The UMC 2016 Book of Resolutions addresses this question, beginning on page 23. The United Methodist Church membership extends beyond the US boundaries; it is global. So, in many cases it is speaking to, from, or with more than one national government. Further, the Christian church must never be a mirror image of any government, whether Democrat or Republican, totalitarian or democratic. We know that Christians are obligated to be responsible and participating citizens under any government system, but that response and participation is to be in light of the faith of the church. “As the Social Principles state, ‘ [The Church’s] allegiance to God takes precedence over its allegiance to any state (Para 164). And the church’s public witness is first and foremost to be judged by God by whether it supports justice, love, and mercy, particularly for the poor and powerless.”
Does the UMC in the US support or contribute to any candidate or political party?
No. This is prohibited activity under US non-profit law for churches and other charitable organizations. Churches and religious organizations qualify for exemption from federal income tax and are generally eligible to receive tax-deductible contributions. Churches may jeopardize or lose this status if they engage in “political campaign activity.” (Like other rules and restrictions in this country I suppose some organizations, including certain churches, are exempt. I have watched politicians give speeches from the pulpit of a church.) According to the IRS (https://www.irs,gov/charities-non-profits/charitable-organizations/the-restriction-of-political-campaign-intervention-by-section-501c3-tax-exempt-organizations), “all section 501(c)(3) organizations are absolutely prohibited from directly or indirectly participating in, or intervening in, any political campaign on behalf of (or in opposition to) any candidate for elective office. Contributions to political campaign funds or public statements of position (verbal or written) made on behalf of the organization in favor of or in opposition to any candidate for public office clearly violate the prohibition against political campaign activity.
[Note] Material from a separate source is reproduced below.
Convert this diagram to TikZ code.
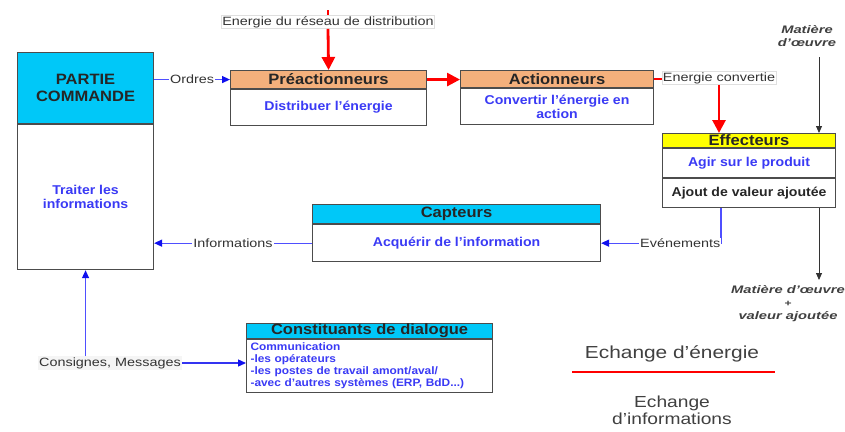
\documentclass[tikz,border=0pt]{standalone}
\usepackage{fontspec}
\setmainfont{Liberation Sans}[FakeStretch=1.1]
\newfontfamily\lblfont{Liberation Sans}[FakeStretch=1.2]
\newfontfamily\itfont{Liberation Sans}[FakeStretch=1.35]
\usetikzlibrary{arrows.meta,calc}
\definecolor{hdrorange}{HTML}{F4B07C}
\definecolor{hdrcyan}{HTML}{00C8F8}
\definecolor{hdryellow}{HTML}{FFFF00}
\definecolor{txtblue}{HTML}{3A3AF5}
\definecolor{lineblue}{HTML}{4F4FFF}
\definecolor{arrblue}{HTML}{1010EE}
\definecolor{lblgray}{HTML}{333333}
\begin{document}
\begin{tikzpicture}[x=1pt,y=-1pt,
  box/.style={draw=black!70, line width=1.1pt, inner sep=1pt, anchor=north west},
  hdr/.style={box, inner sep=0pt, font=\fontsize{15}{17}\selectfont\bfseries, text=black!85, align=center},
  bodyb/.style={box, fill=white, font=\fontsize{12.8}{14}\selectfont\bfseries, text=txtblue, align=center},
  lbl/.style={font=\lblfont\fontsize{12}{14}\selectfont, text=lblgray, fill=white, inner sep=1pt},
  info/.style={draw=lineblue, line width=1.3pt},
  infoarr/.style={info, -{Triangle[length=8pt,width=7pt,color=arrblue]}},
  energy/.style={draw=red, line width=2.8pt},
  energyarr/.style={energy, -{Triangle[length=13pt,width=13pt]}},
  matarr/.style={draw=black!80, line width=0.8pt, -{Triangle[length=7pt,width=6pt]}},
  matlbl/.style={font=\itfont\fontsize{10.9}{13}\selectfont\bfseries\itshape, text=black!75, align=center},
  leg/.style={font=\lblfont\fontsize{17.4}{20}\selectfont, text=black!75, align=center},
]
\useasboundingbox (0,0) rectangle (845,431);

% Partie commande
\node[hdr, fill=hdrcyan, minimum width=136pt, minimum height=71pt] (pcH) at (17,52) {PARTIE\\COMMANDE};
\node[bodyb, minimum width=136pt, minimum height=145pt] (pcB) at (pcH.south west) {Traiter les\\informations};

% Preactionneurs
\node[hdr, fill=hdrorange, minimum width=196pt, minimum height=18pt] (preH) at (230,70) {Préactionneurs};
\node[bodyb, minimum width=196pt, minimum height=36pt] (preB) at (preH.south west) {Distribuer l’énergie};

% Actionneurs
\node[hdr, fill=hdrorange, minimum width=193pt, minimum height=17pt] (actH) at (460,70) {Actionneurs};
\node[bodyb, minimum width=193pt, minimum height=36pt] (actB) at (actH.south west) {Convertir l’énergie en\\action};

% Effecteurs
\node[hdr, fill=hdryellow, minimum width=173pt, minimum height=14pt] (effH) at (662,133) {Effecteurs};
\node[bodyb, minimum width=173pt, minimum height=29pt] (effB) at (effH.south west) {Agir sur le produit};
\node[bodyb, text=black!85, minimum width=173pt, minimum height=29pt] (effC) at (effB.south west) {Ajout de valeur ajoutée};

% Capteurs
\node[hdr, fill=hdrcyan, minimum width=288pt, minimum height=19pt] (capH) at (312,204) {Capteurs};
\node[bodyb, minimum width=288pt, minimum height=37pt] (capB) at (capH.south west) {Acquérir de l’information};

% Constituants de dialogue
\node[hdr, fill=hdrcyan, minimum width=246pt, minimum height=15pt] (dlgH) at (246,323) {Constituants de dialogue};
\node[bodyb, align=left, inner xsep=4pt, text width=238pt, minimum height=53pt,
      font=\fontsize{10.8}{12}\selectfont\bfseries] (dlgB) at (dlgH.south west)
  {Communication\\-les opérateurs\\-les postes de travail amont/aval/\\-avec d’autres systèmes (ERP, BdD...)};

% Energie du reseau
\coordinate (enTop) at (328,10);
\node[lbl, draw=gray!25, line width=0.4pt] (ener) at (328,22) {Energie du réseau de distribution};
\draw[energy] (enTop) -- (ener.north);
\draw[energyarr] (ener.south) -- (preH.north);

% Ordres
\draw[infoarr] (preH.west -| pcH.east) -- node[lbl]{Ordres} (preH.west);

% Pre -> Act
\draw[energyarr] (preH.east) -- (preH.east -| actH.west);

% Energie convertie
\node[lbl, draw=gray!25, line width=0.4pt] (conv) at (719,78) {Energie convertie};
\draw[energy] (actH.east) -- (actH.east -| conv.west);
\draw[energyarr] (conv.south) -- (conv.south |- effH.north);

% Matiere d'oeuvre
\node[matlbl] (matin) at (807,36) {Matière\\d’œuvre};
\coordinate (matArr) at (819,57);
\draw[matarr] (matArr) -- (matArr |- effH.north);
\node[matlbl] (matout) at (788,304) {Matière d’œuvre\\{\fontsize{9}{9}\selectfont +}\\valeur ajoutée};
\draw[matarr] (effC.south -| matArr) -- (matArr |- 0,280);

% Evenements
\coordinate (evx) at (721,0);
\draw[infoarr] (evx |- effC.south) |- node[lbl, pos=0.67]{Evénements} (capB.east);

% Informations
\draw[infoarr] (capB.west) -- node[lbl]{Informations} (capB.west -| pcB.east);

% Consignes
\node[lbl, fill=gray!8] (cons) at (110,363) {Consignes, Messages};
\draw[infoarr] (cons.north -| pcB.south) -- (pcB.south);
\draw[infoarr, draw=arrblue!85] (cons.east) -- (cons.east -| dlgB.west);

% Legende
\node[leg] (leg1) at (672,354) {Echange d’énergie};
\coordinate (legA) at (572,372);
\coordinate (legB) at (775,372);
\draw[draw=red, line width=2.5pt] (legA) -- (legB);
\node[leg, font=\lblfont\fontsize{16}{17}\selectfont] (leg2) at (672,410) {Echange\\d’informations};
\end{tikzpicture}
\end{document}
Violating this prohibition may result in denial or revocation of tax-exempt status and the imposition of certain excise taxes.” (This must apply to only select churches. I certainly respect those churches that understand the importance of the quality of our political leadership.)
Can churches be politically active without jeopardizing their tax exempt status?
In the United States, churches may be wary of engaging in the electoral process out of concern for the church’s tax exempt status. Religious organizations can safeguard the right to vote, educate communities on issues and candidates, and encourage participation in the electoral process when done in a non-partisan manner. Church and Society’s resource for local churches, Creating Change Together: A Toolkit for Faithful Civic Engagement (https://www.umcjustice.org/documents/119), lists activities a church can and cannot do. The IRS clarifies political activities which may jeopardize a church’s tax exempt status (https://www.irs.gov/charities-non-profits/charitable-organizations/life-cycle-of-a-public-charity-jeopardizing-exemption). One is participating in the political campaigns of candidates for public office. Another is spending a ‘substantial’ portion of time or resources to influence legislation. The “substantial portion” discernment is made by the IRS (https://www.irs.gov/charities-non-profits/measuring-lobbying-substantial-part-test) on a case by case basis. (Voter guides on a table in the narthex of a church…guides that are non-partisan produced by an outside Christian organization and available to only those who want one…hardly violates IRS rules.) The IRS considers a number of key factors (https://www.irs.gov/pub/irs-drop/rr-07-41.pdf) in determining whether an activity or communication risks violating prohibitions against political campaign intervention. The UMC believes that churches have the “right and the duty to speak and act corporately on those matters of public policy that involve basic moral or ethical issues and questions. The attempt to influence the information and execution of public policy at all levels of government is often the most effective means available to churches to keep before humanity the ideal of a society in which power and order are made to serve the ends of justice and freedom for all people.” Church-Government Relations (https://www.umc.org/en/content/book-of-resolutions-church-government-relations). (As I see it, it basically comes down to some in church leadership afraid to carry out their civic and societal responsibilities.)
Can church property be used for political rallies, voter drives, or candidate events?
There are multiple issues that inform whether or how church property may be used for such events. An IRS webinar offers guidance (https://www.stayexempt.irs.gov/home/existing-organizations/political-campaigns-and-charities) on these types of activities by charitable organizations. Charitable organizations may conduct non-partisan activities (https://www.irs.gov/charities-non-profits/charitable-organizations/the-restriction-of-political-campaign-intervention-by-section-501c3-tax-exempt-organizations) that educate and encourage people to participate in the electoral process. Congregations can:
> Discuss moral and public policy issues.
> Urge congregants to communicate with candidates about issues or policies important to the community.
> Encourage voting.
> Sponsor voter registration drives if conducted in a non-partisan manner.
> Provide education on topics in a non-partisan manner. (This is what the Christian based voter guides do.)
> Sponsor “get out the vote” campaigns and permit church facilities to serve as a polling place.
> Host candidate forums as long as all candidates are invited, a broad range of issues are discussed, and all candidates have an equal opportunity to speak. (This is the type of forum Christian based voter guides provide.)
> Issue statements endorsing or supporting candidates or distribute materials biased toward or against a particular candidate or political party.
> Donate money to a candidate or solicit contributions on their behalf.
> Offer church space to one candidate and refuse it to another.
> Sponsor campaign rallies for candidates in church.
> Donate to or set up their own Political Action Committee (PAC).
We are fortunate that our Founding Fathers did not have these restrictions. While my writing is focused on the UMC I am certain that the UMC is not the only denomination that is fighting these political battles. The church has more freedom in politics than some want to admit. I believe that some of these perceived restrictions are based on church leadership preference and not established church policy. Jesus certainly did not avoid politics. In fact it was His involvement in political commentary that gave the government and some church bureaucracy the excuse to crucify Him.